BEGIN Data excerpt
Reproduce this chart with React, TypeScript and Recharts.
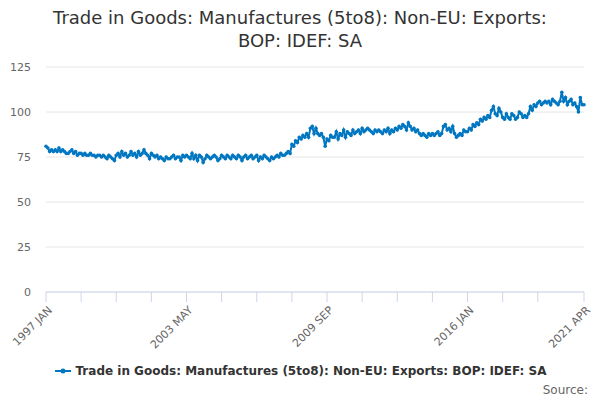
import { LineChart, Line, XAxis, YAxis, CartesianGrid } from 'recharts';

const MONTH_NAMES = ['JAN', 'FEB', 'MAR', 'APR', 'MAY', 'JUN', 'JUL', 'AUG', 'SEP', 'OCT', 'NOV', 'DEC'];

// monthly index values, one row per year, 1997 JAN .. 2021 APR
const exportsValues: number[] = [
  81, 80, 78, 79, 78, 79, 78, 80, 78, 79, 78, 77, // 1997
  77, 78, 79, 77, 78, 76, 77, 77, 76, 77, 76, 76, // 1998
  77, 76, 76, 75, 76, 76, 75, 76, 75, 74, 76, 75, // 1999
  74, 73, 76, 77, 75, 78, 76, 77, 75, 76, 78, 76, // 2000
  77, 75, 78, 76, 77, 79, 77, 76, 74, 77, 76, 75, // 2001
  76, 74, 75, 74, 73, 75, 74, 74, 75, 76, 74, 75, // 2002
  75, 73, 76, 75, 76, 75, 74, 77, 74, 76, 73, 76, // 2003
  75, 72, 74, 76, 75, 74, 75, 76, 75, 73, 74, 76, // 2004
  75, 74, 76, 75, 74, 76, 75, 74, 76, 75, 73, 75, // 2005
  76, 74, 75, 76, 74, 75, 76, 73, 75, 74, 76, 75, // 2006
  74, 73, 75, 74, 75, 76, 75, 77, 76, 76, 77, 78, // 2007
  77, 82, 81, 84, 83, 86, 85, 87, 86, 88, 86, 91, // 2008
  92, 88, 91, 88, 87, 88, 86, 81, 85, 84, 87, 86, // 2009
  86, 89, 85, 88, 87, 90, 86, 89, 88, 87, 90, 88, // 2010
  89, 90, 88, 91, 89, 90, 91, 90, 89, 88, 90, 89, // 2011
  90, 89, 88, 90, 89, 91, 88, 90, 89, 91, 90, 92, // 2012
  91, 93, 92, 90, 94, 92, 90, 91, 89, 90, 88, 87, // 2013
  88, 87, 86, 88, 87, 88, 87, 88, 89, 87, 88, 92, // 2014
  93, 90, 91, 89, 92, 88, 86, 87, 88, 87, 90, 89, // 2015
  89, 91, 90, 93, 92, 94, 93, 96, 95, 97, 96, 98, // 2016
  97, 101, 103, 99, 98, 102, 100, 97, 96, 99, 97, 96, // 2017
  99, 98, 96, 97, 100, 99, 97, 98, 97, 99, 103, 101, // 2018
  104, 103, 105, 106, 104, 105, 106, 105, 106, 104, 107, 106, // 2019
  105, 104, 106, 111, 106, 108, 104, 106, 107, 104, 105, 103, // 2020
  100, 108, 104, 104, // 2021
];

const monthLabels: string[] = exportsValues.map(
  (_, i) => `${1997 + Math.floor(i / 12)} ${MONTH_NAMES[i % 12]}`
);

const labelledTicks = ['1997 JAN', '2003 MAY', '2009 SEP', '2016 JAN', '2021 APR'];
// minor tick marks every 19 months, plus the last month
const tickMonths = [
  ...monthLabels.filter((_, i) => i % 19 === 0 && i < 280),
  monthLabels[monthLabels.length - 1],
];
const yTicks = [0, 25, 50, 75, 100, 125];

const seriesName = 'Trade in Goods: Manufactures (5to8): Non-EU: Exports: BOP: IDEF: SA';
const LINE_COLOR = '#0077c0';
const FONT = '"DejaVu Sans", Verdana, sans-serif';

const data = monthLabels.map((month, i) => ({ month, value: exportsValues[i] }));

function XTick(props: any) {
  const { x, y, payload } = props;
  if (!labelledTicks.includes(payload.value)) return null;
  return (
    <g transform={`translate(${x + 4},${y + 4})`}>
      <text textAnchor="end" transform="rotate(-45)" fontSize={11} fill="#666666" fontFamily={FONT} dy={4}>
        {payload.value}
      </text>
    </g>
  );
}

export default function App() {
  return (
    <div style={{ position: 'absolute', left: 0, top: 0, width: 600, height: 400, background: '#fff', fontFamily: FONT }}>
      <div
        style={{
          position: 'absolute', top: 6, left: 0, width: 600, textAlign: 'center',
          fontSize: 18, lineHeight: '23px', color: '#333333',
        }}
      >
        Trade in Goods: Manufactures (5to8): Non-EU: Exports:
        <br />
        BOP: IDEF: SA
      </div>
      <LineChart width={600} height={400} data={data} margin={{ top: 67, right: 16, bottom: 0, left: 6 }}>
        <CartesianGrid vertical={false} stroke="#e6e6e6" />
        <XAxis
          dataKey="month"
          ticks={tickMonths}
          interval={0}
          tick={<XTick />}
          stroke="#ccd6eb"
          tickSize={10}
          height={108}
        />
        <YAxis
          domain={[0, 125]}
          ticks={yTicks}
          width={40}
          axisLine={false}
          tickLine={false}
          tickSize={0}
          tickMargin={15}
          tick={{ fontSize: 11, fill: '#666666', fontFamily: FONT }}
        />
        <Line
          dataKey="value"
          name={seriesName}
          stroke={LINE_COLOR}
          strokeWidth={2}
          dot={{ r: 1.8, fill: LINE_COLOR, stroke: 'none' }}
          isAnimationActive={false}
        />
      </LineChart>
      <div
        style={{
          position: 'absolute', top: 364, left: 0, width: 600,
          display: 'flex', justifyContent: 'center', alignItems: 'center',
        }}
      >
        <svg width={18} height={12} style={{ marginRight: 4 }}>
          <line x1={1} x2={17} y1={6} y2={6} stroke={LINE_COLOR} strokeWidth={2} />
          <circle cx={9} cy={6} r={2.5} fill={LINE_COLOR} />
        </svg>
        <span style={{ fontSize: 12, fontWeight: 'bold', color: '#333333' }}>{seriesName}</span>
      </div>
      <div style={{ position: 'absolute', right: 12, top: 383, fontSize: 12, color: '#666666' }}>Source:</div>
    </div>
  );
}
END Data excerpt
Write out the whole listing exactly, and drop the pictures.

Response:
Reproduce this chart with React, TypeScript and Recharts.
import { LineChart, Line, XAxis, YAxis, CartesianGrid } from 'recharts';

const MONTH_NAMES = ['JAN', 'FEB', 'MAR', 'APR', 'MAY', 'JUN', 'JUL', 'AUG', 'SEP', 'OCT', 'NOV', 'DEC'];

// monthly index values, one row per year, 1997 JAN .. 2021 APR
const exportsValues: number[] = [
  81, 80, 78, 79, 78, 79, 78, 80, 78, 79, 78, 77, // 1997
  77, 78, 79, 77, 78, 76, 77, 77, 76, 77, 76, 76, // 1998
  77, 76, 76, 75, 76, 76, 75, 76, 75, 74, 76, 75, // 1999
  74, 73, 76, 77, 75, 78, 76, 77, 75, 76, 78, 76, // 2000
  77, 75, 78, 76, 77, 79, 77, 76, 74, 77, 76, 75, // 2001
  76, 74, 75, 74, 73, 75, 74, 74, 75, 76, 74, 75, // 2002
  75, 73, 76, 75, 76, 75, 74, 77, 74, 76, 73, 76, // 2003
  75, 72, 74, 76, 75, 74, 75, 76, 75, 73, 74, 76, // 2004
  75, 74, 76, 75, 74, 76, 75, 74, 76, 75, 73, 75, // 2005
  76, 74, 75, 76, 74, 75, 76, 73, 75, 74, 76, 75, // 2006
  74, 73, 75, 74, 75, 76, 75, 77, 76, 76, 77, 78, // 2007
  77, 82, 81, 84, 83, 86, 85, 87, 86, 88, 86, 91, // 2008
  92, 88, 91, 88, 87, 88, 86, 81, 85, 84, 87, 86, // 2009
  86, 89, 85, 88, 87, 90, 86, 89, 88, 87, 90, 88, // 2010
  89, 90, 88, 91, 89, 90, 91, 90, 89, 88, 90, 89, // 2011
  90, 89, 88, 90, 89, 91, 88, 90, 89, 91, 90, 92, // 2012
  91, 93, 92, 90, 94, 92, 90, 91, 89, 90, 88, 87, // 2013
  88, 87, 86, 88, 87, 88, 87, 88, 89, 87, 88, 92, // 2014
  93, 90, 91, 89, 92, 88, 86, 87, 88, 87, 90, 89, // 2015
  89, 91, 90, 93, 92, 94, 93, 96, 95, 97, 96, 98, // 2016
  97, 101, 103, 99, 98, 102, 100, 97, 96, 99, 97, 96, // 2017
  99, 98, 96, 97, 100, 99, 97, 98, 97, 99, 103, 101, // 2018
  104, 103, 105, 106, 104, 105, 106, 105, 106, 104, 107, 106, // 2019
  105, 104, 106, 111, 106, 108, 104, 106, 107, 104, 105, 103, // 2020
  100, 108, 104, 104, // 2021
];

const monthLabels: string[] = exportsValues.map(
  (_, i) => `${1997 + Math.floor(i / 12)} ${MONTH_NAMES[i % 12]}`
);

const labelledTicks = ['1997 JAN', '2003 MAY', '2009 SEP', '2016 JAN', '2021 APR'];
// minor tick marks every 19 months, plus the last month
const tickMonths = [
  ...monthLabels.filter((_, i) => i % 19 === 0 && i < 280),
  monthLabels[monthLabels.length - 1],
];
const yTicks = [0, 25, 50, 75, 100, 125];

const seriesName = 'Trade in Goods: Manufactures (5to8): Non-EU: Exports: BOP: IDEF: SA';
const LINE_COLOR = '#0077c0';
const FONT = '"DejaVu Sans", Verdana, sans-serif';

const data = monthLabels.map((month, i) => ({ month, value: exportsValues[i] }));

function XTick(props: any) {
  const { x, y, payload } = props;
  if (!labelledTicks.includes(payload.value)) return null;
  return (
    <g transform={`translate(${x + 4},${y + 4})`}>
      <text textAnchor="end" transform="rotate(-45)" fontSize={11} fill="#666666" fontFamily={FONT} dy={4}>
        {payload.value}
      </text>
    </g>
  );
}

export default function App() {
  return (
    <div style={{ position: 'absolute', left: 0, top: 0, width: 600, height: 400, background: '#fff', fontFamily: FONT }}>
      <div
        style={{
          position: 'absolute', top: 6, left: 0, width: 600, textAlign: 'center',
          fontSize: 18, lineHeight: '23px', color: '#333333',
        }}
      >
        Trade in Goods: Manufactures (5to8): Non-EU: Exports:
        <br />
        BOP: IDEF: SA
      </div>
      <LineChart width={600} height={400} data={data} margin={{ top: 67, right: 16, bottom: 0, left: 6 }}>
        <CartesianGrid vertical={false} stroke="#e6e6e6" />
        <XAxis
          dataKey="month"
          ticks={tickMonths}
          interval={0}
          tick={<XTick />}
          stroke="#ccd6eb"
          tickSize={10}
          height={108}
        />
        <YAxis
          domain={[0, 125]}
          ticks={yTicks}
          width={40}
          axisLine={false}
          tickLine={false}
          tickSize={0}
          tickMargin={15}
          tick={{ fontSize: 11, fill: '#666666', fontFamily: FONT }}
        />
        <Line
          dataKey="value"
          name={seriesName}
          stroke={LINE_COLOR}
          strokeWidth={2}
          dot={{ r: 1.8, fill: LINE_COLOR, stroke: 'none' }}
          isAnimationActive={false}
        />
      </LineChart>
      <div
        style={{
          position: 'absolute', top: 364, left: 0, width: 600,
          display: 'flex', justifyContent: 'center', alignItems: 'center',
        }}
      >
        <svg width={18} height={12} style={{ marginRight: 4 }}>
          <line x1={1} x2={17} y1={6} y2={6} stroke={LINE_COLOR} strokeWidth={2} />
          <circle cx={9} cy={6} r={2.5} fill={LINE_COLOR} />
        </svg>
        <span style={{ fontSize: 12, fontWeight: 'bold', color: '#333333' }}>{seriesName}</span>
      </div>
      <div style={{ position: 'absolute', right: 12, top: 383, fontSize: 12, color: '#666666' }}>Source:</div>
    </div>
  );
}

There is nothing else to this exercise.